Há vários fatores que explicam essa falta de integração. O japonês é tradicionalmente fechado ao estrangeiro. O país começou a se abrir para o exterior a partir do final do século 19 (após 250 anos de isolamento quase total), mas o processo só se intensificou a partir do final da Segunda Guerra Mundial e, mais recentemente, com o boom econômico da década de 80 e início dos anos 90.
Mesmo para os descendentes de japoneses a integração é difícil. "No Japão, tudo funciona de acordo com regras sociais bem definidas. Os imigrantes brasileiros, apesar da origem japonesa, desconhecem esses costumes e acabam criando pequenos conflitos", diz César Iwao Missawo, 34, que ensina japonês para estrangeiros numa escola pública de Oizumi (noroeste de Tóquio).

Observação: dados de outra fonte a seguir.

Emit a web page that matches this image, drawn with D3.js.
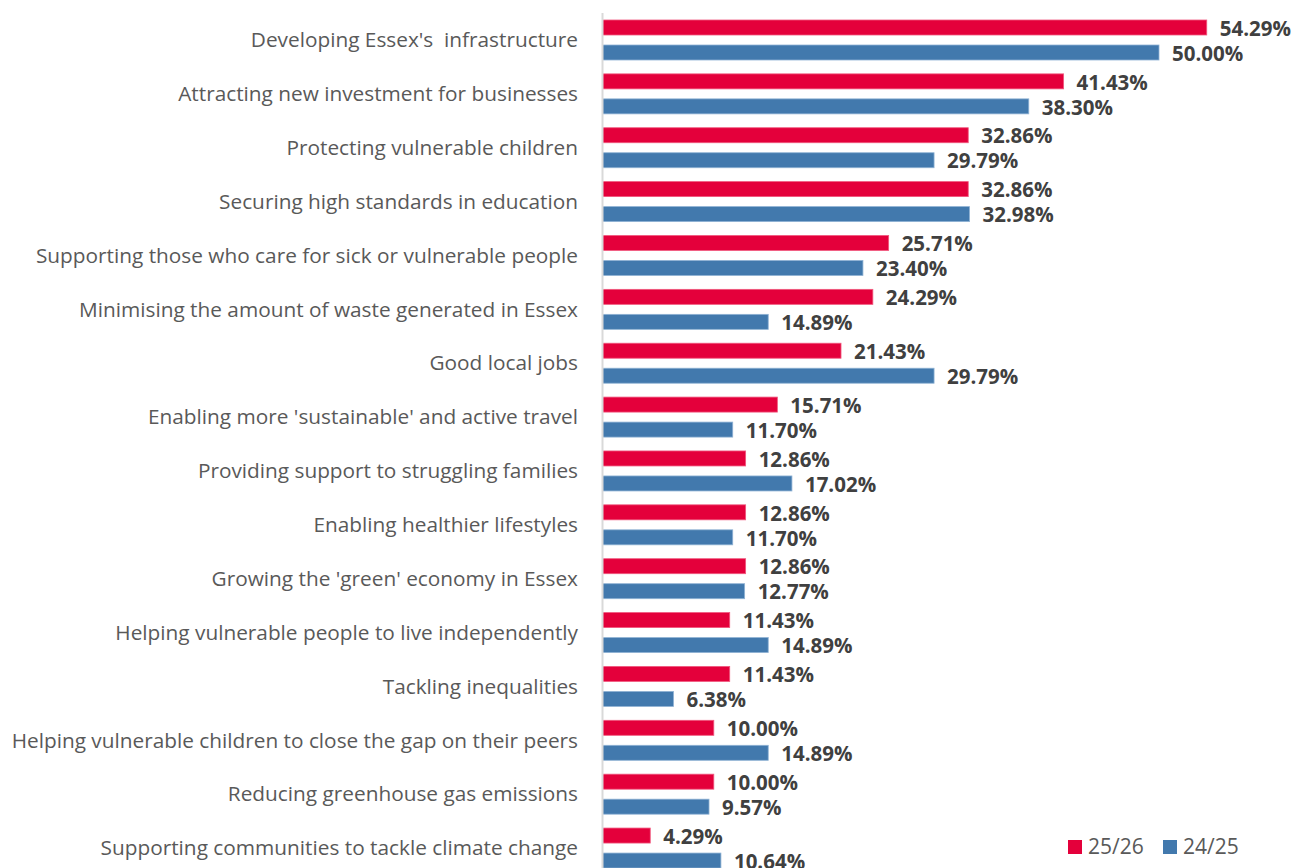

A língua é mais um obstáculo, pois vários dos imigrantes brasileiros são "sanseis" (netos de japoneses) ou "yonseis" (bisnetos) e não dominam o japonês.
"Os japoneses se surpreendem quando encontram um nikkei que não fala japonês. Eles não entendem como alguém pode se assemelhar a eles fisicamente e não falar a língua", afirma a jornalista Andréia Ferreira, 31.
Andréia, que não tem ascendência japonesa, é editora-chefe do "Jornal Tudo Bem", um semanário em português com circulação de 50 mil exemplares.
Há também um certo imediatismo na relação do imigrante brasileiro com o Japão. "Os brasileiros vêm ao Japão com o objetivo de juntar dinheiro para voltar ao Brasil e abrir um negócio ou comprar um apartamento", explica Maria Edileuza Fontenelle.
"A idéia inicial é de ficar apenas dois ou três anos, mas, com a redução do ritmo da economia japonesa, muitos acabam ficando mais tempo", diz a cônsul-geral.
Nem mesmo os rumos da economia chegam a chamar a atenção dos brasileiros para as eleições. "Os dekasseguis sentem o pulso da economia a partir da realidade de sua empresa", afirma o cientista político Alexandre Uehara. "O que conta é se ele tem mais ou menos trabalho, se o salário sobe ou desce, se ele recebe mais ou menos horas extras", diz Uehara.